:: Data section ::
----
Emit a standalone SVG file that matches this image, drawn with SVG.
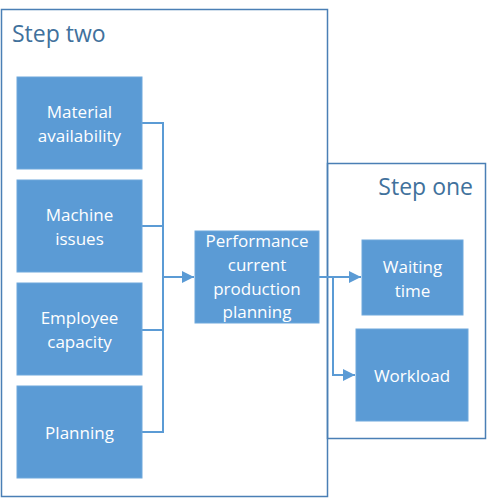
<svg xmlns="http://www.w3.org/2000/svg" width="495" height="501" viewBox="0 0 495 501">
<style>
.frame{fill:none;stroke:#4a7fb5;stroke-width:1.5}
.box{fill:#5b9bd5;stroke:#6fa8dc;stroke-width:1}
.t{font-family:"Open Sans","Liberation Sans",sans-serif;font-size:17px;fill:#ffffff;text-anchor:middle}
.h{font-family:"Open Sans","Liberation Sans",sans-serif;font-size:23px;fill:#41719c}
.c{fill:none;stroke:#5b9bd5;stroke-width:2}
</style>
<defs>
<marker id="ar" viewBox="0 0 12 12" refX="12" refY="6" markerWidth="12" markerHeight="12" markerUnits="userSpaceOnUse" orient="auto">
<path d="M0,0 L12,6 L0,12 z" fill="#5b9bd5"/>
</marker>
</defs>
<g id="step-two">
<rect class="frame" x="1.5" y="9.5" width="326" height="487"/>
<text class="h" x="12" y="42">Step two</text>
</g>
<g id="step-one">
<rect class="frame" x="327.5" y="163.5" width="158" height="275"/>
<text class="h" x="473" y="195" text-anchor="end">Step one</text>
</g>
<g id="connectors">
<path class="c" d="M142,123 H163 V432 H142 M142,226 H163 M142,330 H163"/>
<path class="c" d="M163,277 H194" marker-end="url(#ar)"/>
<path class="c" d="M319,277 H361" marker-end="url(#ar)"/>
<path class="c" d="M333,277 V375 H355" marker-end="url(#ar)"/>
</g>
<g id="material-availability">
<rect class="box" x="17" y="77" width="125" height="92"/>
<text class="t" x="79.5" y="118">Material</text>
<text class="t" x="79.5" y="142">availability</text>
</g>
<g id="machine-issues">
<rect class="box" x="17" y="180" width="125" height="92"/>
<text class="t" x="79.5" y="221">Machine</text>
<text class="t" x="79.5" y="245">issues</text>
</g>
<g id="employee-capacity">
<rect class="box" x="17" y="283" width="125" height="92"/>
<text class="t" x="79.5" y="324">Employee</text>
<text class="t" x="79.5" y="348">capacity</text>
</g>
<g id="planning">
<rect class="box" x="17" y="386" width="125" height="92"/>
<text class="t" x="79.5" y="439">Planning</text>
</g>
<g id="performance">
<rect class="box" x="195" y="231" width="124" height="92"/>
<text class="t" x="257" y="247">Performance</text>
<text class="t" x="257" y="271">current</text>
<text class="t" x="257" y="295">production</text>
<text class="t" x="257" y="318">planning</text>
</g>
<g id="waiting-time">
<rect class="box" x="362" y="240" width="101" height="75"/>
<text class="t" x="412.5" y="273">Waiting</text>
<text class="t" x="412.5" y="297">time</text>
</g>
<g id="workload">
<rect class="box" x="356" y="329" width="112" height="92"/>
<text class="t" x="412" y="382">Workload</text>
</g>
</svg>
----
:: What this task involves ::
Output the material word for word, omitting its pictures.

:: Complete answer ::
Emit a standalone SVG file that matches this image, drawn with SVG.
<svg xmlns="http://www.w3.org/2000/svg" width="495" height="501" viewBox="0 0 495 501">
<style>
.frame{fill:none;stroke:#4a7fb5;stroke-width:1.5}
.box{fill:#5b9bd5;stroke:#6fa8dc;stroke-width:1}
.t{font-family:"Open Sans","Liberation Sans",sans-serif;font-size:17px;fill:#ffffff;text-anchor:middle}
.h{font-family:"Open Sans","Liberation Sans",sans-serif;font-size:23px;fill:#41719c}
.c{fill:none;stroke:#5b9bd5;stroke-width:2}
</style>
<defs>
<marker id="ar" viewBox="0 0 12 12" refX="12" refY="6" markerWidth="12" markerHeight="12" markerUnits="userSpaceOnUse" orient="auto">
<path d="M0,0 L12,6 L0,12 z" fill="#5b9bd5"/>
</marker>
</defs>
<g id="step-two">
<rect class="frame" x="1.5" y="9.5" width="326" height="487"/>
<text class="h" x="12" y="42">Step two</text>
</g>
<g id="step-one">
<rect class="frame" x="327.5" y="163.5" width="158" height="275"/>
<text class="h" x="473" y="195" text-anchor="end">Step one</text>
</g>
<g id="connectors">
<path class="c" d="M142,123 H163 V432 H142 M142,226 H163 M142,330 H163"/>
<path class="c" d="M163,277 H194" marker-end="url(#ar)"/>
<path class="c" d="M319,277 H361" marker-end="url(#ar)"/>
<path class="c" d="M333,277 V375 H355" marker-end="url(#ar)"/>
</g>
<g id="material-availability">
<rect class="box" x="17" y="77" width="125" height="92"/>
<text class="t" x="79.5" y="118">Material</text>
<text class="t" x="79.5" y="142">availability</text>
</g>
<g id="machine-issues">
<rect class="box" x="17" y="180" width="125" height="92"/>
<text class="t" x="79.5" y="221">Machine</text>
<text class="t" x="79.5" y="245">issues</text>
</g>
<g id="employee-capacity">
<rect class="box" x="17" y="283" width="125" height="92"/>
<text class="t" x="79.5" y="324">Employee</text>
<text class="t" x="79.5" y="348">capacity</text>
</g>
<g id="planning">
<rect class="box" x="17" y="386" width="125" height="92"/>
<text class="t" x="79.5" y="439">Planning</text>
</g>
<g id="performance">
<rect class="box" x="195" y="231" width="124" height="92"/>
<text class="t" x="257" y="247">Performance</text>
<text class="t" x="257" y="271">current</text>
<text class="t" x="257" y="295">production</text>
<text class="t" x="257" y="318">planning</text>
</g>
<g id="waiting-time">
<rect class="box" x="362" y="240" width="101" height="75"/>
<text class="t" x="412.5" y="273">Waiting</text>
<text class="t" x="412.5" y="297">time</text>
</g>
<g id="workload">
<rect class="box" x="356" y="329" width="112" height="92"/>
<text class="t" x="412" y="382">Workload</text>
</g>
</svg>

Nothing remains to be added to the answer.